Production Company: Paramount. Director: Mitchell Leisen. Producer: Charles Brackett. Screenplay: Jacques Thiery and Charles Brackett from a story y Charles Brackett. Photography: Daniel L. Fapp. Special Photograhic Effects: Gordon Jennings. Process Photography: Farciot Edouart. Music: Victor Young. Editing: Alma Macrorie.
Cast: Olivia de Havilland (Josephine Norris), John Lund (Captain Bart Cosgrove/Gregory Pearson), Mary Anderson (Corinne Pearson), Roland Culver (Lord Desham), Philip Terry (Alex Pearson), Bill Goodwin (Mac Tilton), Virginia Welles (Liz Lorimer), Victoria Horne (Daisy Gingras), Griff Barnett (Mr. Norris), Alma Macrorie (Belle Ingham), Bill Ward (Gregory as child), Frank Faylen (Babe), Willard Robertson, Harlan Briggs, Doris Lloyd.
To Each His Own was the last of a long cycle of melodramas dealing with unrequited mother love, which had included Madame X, Stella Dallas, and The Old Maid. Although such films had gone out of style by the mid-1940s, To Each His Own proved to be the best as well as the last. It was that magical thing that happens so rarely, when a top director such as Mitchell Leisen has a script from a writer of the calibre of Charles Brackett, and an intelligent and sensitive star in the person of Olivia de Havilland. The picture was so well done that it surmounted the plot’s limited credibility and the memories of earlier productions with similar plots.
The story opens in wartime London on New Year’s Eve, where we find the prim, middle-aged spinster Miss Josephine Norris and Lord Desham, who are assigned to watch the city for bombs from a darkened church tower. Later, over coffee, Desham remarks that they are alike, lonely people who fill in on holidays so that others may celebrate. Then, through a flashback, we meet the young Miss Norris of 25 years earlier, working in her father’s drugstore in a small town in the U.S.
Director Leisen’s greatest asset in making a good script come to life on film was his extraordinary knowledge of how to build tension and then relieve it, at just the right moment and to exactly the right degree. This instinct is superbly demonstrated in tonight’s film, where such careful manipulation of mood is integral to the film’s success. De Havilland had previously worked with Leisen in 1941’s Hold Back the Dawn, and she insisted on having him at the helm for To Each His Own.
In the second segment of To Each His Own, we are told that Josie is pregnant in a very subtle way. When two of her friends come into the drugstore they ask for milk, saying that they need more because of their pregnancies. After they leave, she calmly serves herself some milk. Had the scene been played more broadly, her acknowledgment of her condition would have created a false climax too early in the film. The scene starts a feeling of tension which builds with each succeeding sequence.

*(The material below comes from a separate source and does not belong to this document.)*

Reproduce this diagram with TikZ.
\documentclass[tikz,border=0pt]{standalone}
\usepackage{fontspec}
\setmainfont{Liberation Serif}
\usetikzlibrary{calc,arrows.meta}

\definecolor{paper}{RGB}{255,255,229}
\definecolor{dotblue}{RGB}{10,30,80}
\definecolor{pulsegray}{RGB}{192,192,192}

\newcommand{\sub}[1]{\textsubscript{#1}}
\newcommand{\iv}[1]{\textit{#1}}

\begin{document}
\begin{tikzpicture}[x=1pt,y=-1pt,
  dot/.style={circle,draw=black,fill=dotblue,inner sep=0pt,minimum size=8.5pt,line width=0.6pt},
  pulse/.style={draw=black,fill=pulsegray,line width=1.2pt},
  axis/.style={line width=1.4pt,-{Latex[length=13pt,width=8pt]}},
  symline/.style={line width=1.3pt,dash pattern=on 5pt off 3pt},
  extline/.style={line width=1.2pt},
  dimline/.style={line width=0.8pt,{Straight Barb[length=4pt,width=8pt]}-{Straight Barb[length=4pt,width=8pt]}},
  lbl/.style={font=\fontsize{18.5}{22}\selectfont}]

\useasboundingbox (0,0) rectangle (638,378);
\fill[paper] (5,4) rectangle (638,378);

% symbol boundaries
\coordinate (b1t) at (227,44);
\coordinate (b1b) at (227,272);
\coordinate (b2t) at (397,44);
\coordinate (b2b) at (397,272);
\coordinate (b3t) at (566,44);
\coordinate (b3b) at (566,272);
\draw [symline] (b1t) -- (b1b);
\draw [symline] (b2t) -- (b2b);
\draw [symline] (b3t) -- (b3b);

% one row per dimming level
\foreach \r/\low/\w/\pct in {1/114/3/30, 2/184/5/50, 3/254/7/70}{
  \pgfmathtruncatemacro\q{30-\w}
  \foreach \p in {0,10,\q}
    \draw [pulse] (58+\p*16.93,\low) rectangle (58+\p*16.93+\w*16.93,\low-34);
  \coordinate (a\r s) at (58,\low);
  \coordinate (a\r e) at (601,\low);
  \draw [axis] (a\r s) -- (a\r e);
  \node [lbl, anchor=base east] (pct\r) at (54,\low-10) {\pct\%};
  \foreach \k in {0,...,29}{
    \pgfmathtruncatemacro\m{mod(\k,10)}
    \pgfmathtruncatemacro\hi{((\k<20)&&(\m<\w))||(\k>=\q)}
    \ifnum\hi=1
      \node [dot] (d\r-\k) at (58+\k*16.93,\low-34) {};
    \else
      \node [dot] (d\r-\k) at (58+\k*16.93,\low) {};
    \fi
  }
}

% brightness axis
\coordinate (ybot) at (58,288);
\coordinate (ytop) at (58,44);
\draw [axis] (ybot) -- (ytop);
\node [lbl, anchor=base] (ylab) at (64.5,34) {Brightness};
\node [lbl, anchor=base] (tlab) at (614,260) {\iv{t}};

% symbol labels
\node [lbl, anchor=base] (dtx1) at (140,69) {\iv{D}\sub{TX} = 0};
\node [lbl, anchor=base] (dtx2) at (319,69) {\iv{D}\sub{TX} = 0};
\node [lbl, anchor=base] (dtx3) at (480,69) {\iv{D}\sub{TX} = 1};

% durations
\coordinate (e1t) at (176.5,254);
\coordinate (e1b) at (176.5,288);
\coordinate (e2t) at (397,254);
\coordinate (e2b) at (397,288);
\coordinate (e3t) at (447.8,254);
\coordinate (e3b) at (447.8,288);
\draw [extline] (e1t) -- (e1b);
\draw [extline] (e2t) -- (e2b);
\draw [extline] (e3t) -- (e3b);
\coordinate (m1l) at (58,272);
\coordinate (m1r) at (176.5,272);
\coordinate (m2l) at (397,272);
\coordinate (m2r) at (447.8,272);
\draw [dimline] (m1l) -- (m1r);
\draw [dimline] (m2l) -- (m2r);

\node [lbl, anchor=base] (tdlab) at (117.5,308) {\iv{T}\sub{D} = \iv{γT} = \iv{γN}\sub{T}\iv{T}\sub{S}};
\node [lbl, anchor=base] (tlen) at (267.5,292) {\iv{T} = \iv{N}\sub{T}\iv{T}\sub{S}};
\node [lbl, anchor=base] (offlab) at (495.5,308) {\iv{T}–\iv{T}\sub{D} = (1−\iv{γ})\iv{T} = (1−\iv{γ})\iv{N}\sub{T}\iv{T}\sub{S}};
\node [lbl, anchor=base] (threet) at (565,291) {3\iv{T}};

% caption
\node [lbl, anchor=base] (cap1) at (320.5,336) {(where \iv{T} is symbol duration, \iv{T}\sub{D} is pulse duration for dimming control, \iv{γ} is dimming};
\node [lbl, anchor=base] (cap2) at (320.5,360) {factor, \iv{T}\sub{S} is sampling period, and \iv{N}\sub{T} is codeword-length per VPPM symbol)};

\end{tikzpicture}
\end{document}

For the 1918 sequences, Leisen, who had been a set designer for C.B. DeMille, made sure that the sets, hairstyles, and costumes were scrupulously accurate. Surprisingly enough, Hollywood, until recently, has been notoriously sloppy in creating the recent past. Leisen’s meticulous recreation of the past helps the story by amplifying the feeling of realism. But then, one would expect nothing less from a man who had learned his craft the hard way, through years of experience, unlike today’s “instant genius” directors.
Miss de Havilland gives great credit to Leisen for her performance, which won her a Best Actress Academy Award. She describes how he could explain a scene so well, and how to play it, that often the first take was the only one required. Although Paramount must have had reservations about To Each His Own, they needn’t have worried, for it proved to be a great hit with the public.
Sadly, Leisen’s career, like so many, declined in the 1950s. He died in 1972, almost forgotten, but not by Olivia de Havilland and John Lund, who attended his funeral to pay a final tribute to the skilled and dedicated craftsman who had helped them achieve two of their finest roles.